If the foreign arbitration institution wishes to administer domestic disputes in Russia, it must also establish a branch or representative office in Russia.
All awards issued by foreign institutions without PAI status in connection with the above disputes are automatically treated as ad hoc awards. Institutions operating without PAI status are prohibited from appointing and terminating arbitrator mandates and banned from advertising their services or carrying out functions related to the administration of arbitral proceedings, such as the receipt of arbitration fees and the allocation of premises for oral hearings on a regular basis. Where an arbitral tribunal seeks the assistance of an arbitration institution in breach of one or more of these provisions, its award will be treated as having been rendered in violation of Russian arbitration procedure and will therefore be subject to challenge. On a literal reading of the law as amended, therefore, arbitration in Russia now appears virtually impossible without the support of an accredited PAI.
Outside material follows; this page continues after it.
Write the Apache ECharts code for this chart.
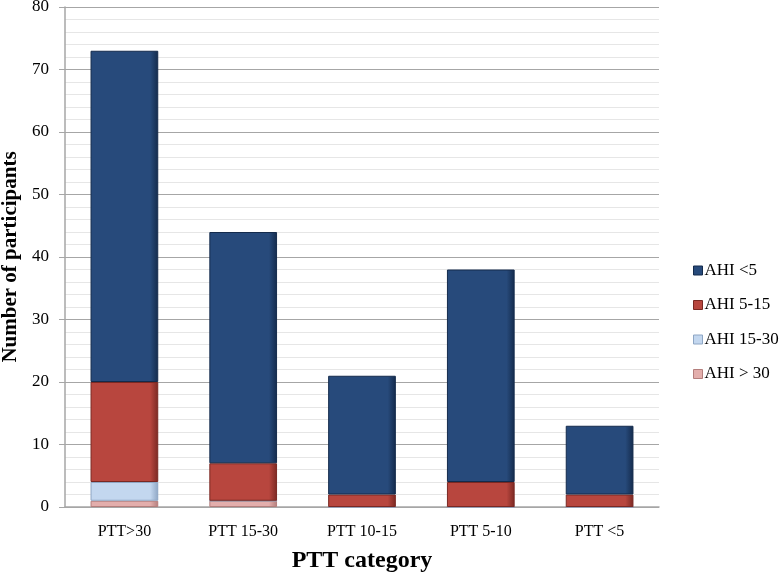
<!DOCTYPE html>
<html>
<head>
<meta charset="utf-8">
<script src="https://cdn.jsdelivr.net/npm/echarts@6/dist/echarts.min.js"></script>
<style>
  html, body { margin: 0; padding: 0; background: #fff; }
  #chart { width: 780px; height: 576px; }
</style>
</head>
<body>
<div id="chart"></div>
<script>
// categories along x
const categories = ["PTT>30", "PTT 15-30", "PTT 10-15", "PTT 5-10", "PTT <5"];

// stacked counts, bottom to top
const ahiOver30 = [1, 1, 0, 0, 0];
const ahi15to30 = [3, 0, 0, 0, 0];
const ahi5to15 = [16, 6, 2, 4, 2];
const ahiUnder5 = [53, 37, 19, 34, 11];

const seriesNames = ["AHI > 30", "AHI 15-30", "AHI 5-15", "AHI <5"];
const seriesColors = ["#e3aeac", "#c3d7ef", "#b8463e", "#274a7b"];
const edgeColors = ["#b47e7c", "#8ea6c4", "#7a2822", "#142b4c"];
const yTicks = [0, 10, 20, 30, 40, 50, 60, 70, 80];

const chart = echarts.init(document.getElementById("chart"));

// fake the bevel a bit with a horizontal gradient
function bevel(i) {
    return new echarts.graphic.LinearGradient(0, 0, 1, 0, [
        { offset: 0, color: seriesColors[i] },
        { offset: 0.88, color: seriesColors[i] },
        { offset: 1, color: edgeColors[i] }
    ]);
}

const dataSets = [ahiOver30, ahi15to30, ahi5to15, ahiUnder5];
const serif = "Liberation Serif";

const option = {
    animation: false,
    backgroundColor: "#fff",
    grid: { left: 65, right: 121, top: 7, bottom: 69, outerBoundsMode: "none" },
    legend: {
        orient: "vertical",
        left: 688,
        top: 257,
        itemWidth: 9,
        itemHeight: 9,
        itemGap: 17.5,
        icon: "rect",
        textStyle: { fontFamily: serif, fontSize: 17, color: "#000", padding: [0, 0, 0, -3] },
        data: ["AHI <5", "AHI 5-15", "AHI 15-30", "AHI > 30"].map(n => ({
            name: n,
            itemStyle: {
                color: seriesColors[seriesNames.indexOf(n)],
                borderColor: edgeColors[seriesNames.indexOf(n)],
                borderWidth: 1
            }
        }))
    },
    xAxis: {
        type: "category",
        data: categories,
        name: "PTT category",
        nameLocation: "middle",
        nameGap: 42,
        nameTextStyle: { fontFamily: serif, fontWeight: "bold", fontSize: 24, color: "#000" },
        axisLine: { lineStyle: { color: "#a6a6a6", width: 1.5 } },
        axisTick: { show: false },
        axisLabel: { fontFamily: serif, fontSize: 16, color: "#000", margin: 17 }
    },
    yAxis: {
        type: "value",
        min: yTicks[0],
        max: yTicks[yTicks.length - 1],
        interval: 10,
        name: "Number of participants",
        nameLocation: "middle",
        nameGap: 42,
        nameTextStyle: { fontFamily: serif, fontWeight: "bold", fontSize: 21, color: "#000" },
        axisLine: { show: true, lineStyle: { color: "#a6a6a6", width: 1.5 } },
        axisTick: { show: true, length: 6, lineStyle: { color: "#a6a6a6" } },
        axisLabel: { fontFamily: serif, fontSize: 17, color: "#000", margin: 16 },
        splitLine: { lineStyle: { color: "#a6a6a6", width: 1.2 } },
        minorTick: { show: false, splitNumber: 5 },
        minorSplitLine: { show: true, lineStyle: { color: "#e6e6e6", width: 1.2 } }
    },
    series: dataSets.map((d, i) => ({
        name: seriesNames[i],
        type: "bar",
        stack: "total",
        barWidth: "57%",
        data: d,
        itemStyle: {
            color: bevel(i),
            borderColor: edgeColors[i],
            borderWidth: 1
        },
        emphasis: { disabled: true }
    }))
};

chart.setOption(option);
</script>
</body>
</html>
Arbitrability of corporate disputes
As discussed above, the Amending Law provides that a foreign arbitration institution which has been approved as a PAI can at the very least administer a restricted range of corporate disputes, which includes disputes arising out of:
- the ownership of shares in a Russian legal entity, including the creation of encumbrances over shares and the exercise of rights attached to shares (e.g. under a share purchase agreement);
- the activities of share registrars; and
- the management of a legal entity (e.g. under a shareholder agreement), provided that the parties to the agreement have signed an arbitration agreement.
If the foreign arbitration institution has chosen to deposit special rules for the arbitration of corporate disputes, it will also be accredited to hear:
- disputes brought by shareholders to recover damages caused to a legal entity and to invalidate transactions made by a legal entity; and
- disputes arising out of the incorporation, reorganization and liquidation of legal entities,
provided that the arbitration is seated in Russia and all parties involved have signed an arbitration agreement.
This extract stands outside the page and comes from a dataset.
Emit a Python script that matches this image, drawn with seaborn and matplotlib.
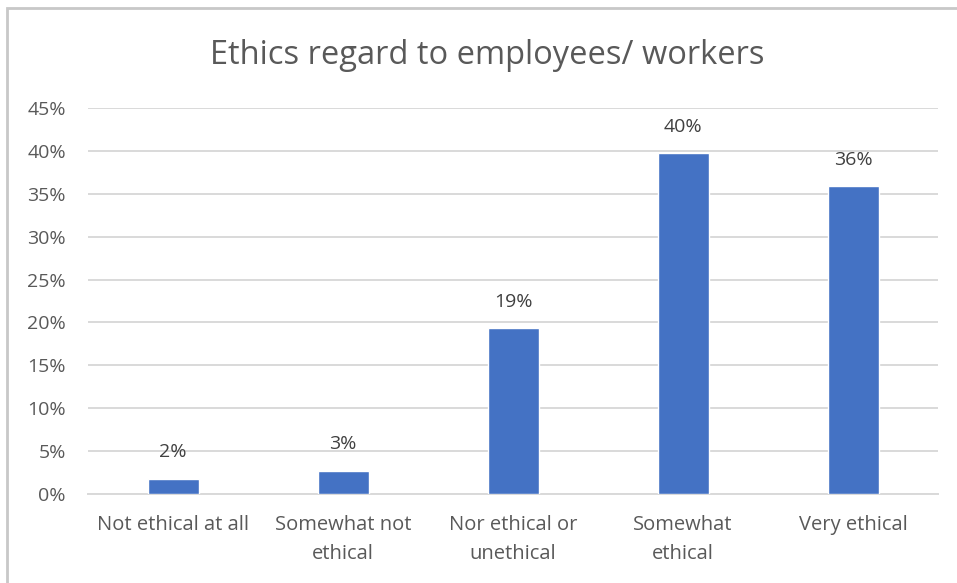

Despite coming into force through the Amending Law, these changes are not currently reflected in Art. 225.1 of the Russian Arbitrazh Procedure Code (“APC“), which, for example, continues to require special rules for disputes arising out of shareholder agreements. Although the general rules of interpretation dictate that the provisions of the Amending Law should override the older provisions of the APC (under the lex posterior derogat priori principle), this direct conflict of norms creates a layer of uncertainty as to the application of the Amending Law by the Russian courts.
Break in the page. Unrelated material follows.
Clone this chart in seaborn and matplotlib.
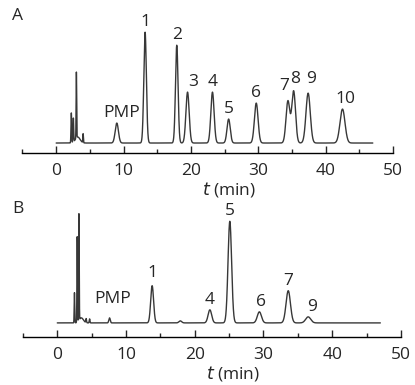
import numpy as np
import pandas as pd
import matplotlib
matplotlib.use('Agg')
import matplotlib.pyplot as plt
import seaborn as sns
from matplotlib.ticker import MultipleLocator

sns.set_style('white')
plt.rcParams['font.family'] = ['Open Sans', 'DejaVu Sans']

# Peak tables (time in min, height in relative units, sigma in min)
a_times = [2.25, 2.55, 3.0, 3.2, 4.0, 9.0, 13.2, 17.9, 19.5, 23.2, 25.6, 29.7, 34.4, 35.25, 37.4, 42.5]
a_heights = [30, 24, 66, 6, 9, 20, 111, 98, 51, 51, 24, 40, 42, 52, 50, 34]
a_sigmas = [0.05, 0.05, 0.04, 0.35, 0.04, 0.24, 0.19, 0.19, 0.24, 0.24, 0.24, 0.27, 0.28, 0.28, 0.32, 0.37]

b_times = [2.5, 2.9, 3.15, 3.5, 4.2, 4.7, 7.6, 13.8, 17.9, 22.2, 25.1, 29.4, 33.6, 36.5]
b_heights = [30, 85, 106, 5, 4, 4, 5, 37, 2, 13, 101, 11, 32, 6]
b_sigmas = [0.04, 0.04, 0.04, 0.3, 0.05, 0.05, 0.1, 0.21, 0.2, 0.26, 0.26, 0.3, 0.32, 0.37]

a_labels = ['PMP', '1', '2', '3', '4', '5', '6', '7', '8', '9', '10']
a_label_t = [9.7, 13.2, 17.9, 20.3, 23.2, 25.6, 29.7, 33.8, 35.4, 37.8, 42.9]
a_label_h = [20, 111, 98, 51, 51, 24, 40, 47, 54, 54, 34]

b_labels = ['PMP', '1', '4', '5', '6', '7', '9']
b_label_t = [8.0, 13.8, 22.2, 25.1, 29.7, 33.6, 37.1]
b_label_h = [14, 40, 13, 101, 11, 32, 6]

t_start, t_end = 0.0, 47.0


def trace(times, heights, sigmas):
    t = np.linspace(t_start, t_end, 6000)
    y = np.zeros_like(t)
    for tr, h, s in zip(times, heights, sigmas):
        y += h * np.exp(-0.5 * ((t - tr) / s) ** 2)
    return pd.DataFrame({'t': t, 'signal': y})


fig = plt.figure(figsize=(4.15, 3.85), dpi=100)
ax_a = fig.add_axes([0.0542, 0.6026, 0.8928, 0.35])
ax_b = fig.add_axes([0.0552, 0.1247, 0.911, 0.345])

panels = [
    (ax_a, trace(a_times, a_heights, a_sigmas), a_labels, a_label_t, a_label_h, (-10, 125), 'A'),
    (ax_b, trace(b_times, b_heights, b_sigmas), b_labels, b_label_t, b_label_h, (-14, 118), 'B'),
]

for ax, df, labels, lt, lh, ylim, letter in panels:
    sns.lineplot(data=df, x='t', y='signal', ax=ax, color='#383838', linewidth=1.0)
    for lab, x, h in zip(labels, lt, lh):
        ax.text(x, h + 2, lab, ha='center', va='bottom', fontsize=12.5)
    ax.set_xlim(-5, 50)
    ax.set_ylim(*ylim)
    ax.set_yticks([])
    ax.set_ylabel('')
    for s in ['top', 'right', 'left']:
        ax.spines[s].set_visible(False)
    ax.spines['bottom'].set_color('black')
    ax.spines['bottom'].set_linewidth(1.0)
    ax.xaxis.set_major_locator(MultipleLocator(10))
    ax.xaxis.set_minor_locator(MultipleLocator(5))
    ax.set_xticks(range(0, 51, 10))
    ax.tick_params(axis='x', which='major', direction='in', length=5, width=1, labelsize=12.5, pad=7)
    ax.tick_params(axis='x', which='minor', direction='in', length=3, width=1)
    ax.tick_params(axis='x', which='both', bottom=True)
    ax.set_xlabel('$\\it{t}$ (min)', fontsize=12.5, labelpad=1)
    ax.xaxis.set_label_coords(0.557, -0.2)
    ax.patch.set_alpha(0)

fig.text(0.041, 0.98, 'A', fontsize=12.5, ha='center', va='top')
fig.text(0.043, 0.478, 'B', fontsize=12.5, ha='center', va='top')

fig.savefig('out.png', dpi=100)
To a certain extent, the Amending Law successfully clarifies the restrictions introduced by the 2016 Reform on arbitration institutions operating in Russia and the types of disputes that they can lawfully administer. As discussed in our recent blog post, it is promising that on 4 April 2019 – less than a week after the Amending Law came into force – the Hong Kong International Arbitration Centre (“HKIAC“) received formal PAI approval and thus became the first foreign arbitration institution operating in Russia with PAI status. However, it remains to be seen whether the recent amendments will be sufficient to promote the adoption of the PAI Regime on a wider scale and achieve the 2016 Reform’s underlying aim of promoting arbitration in Russia.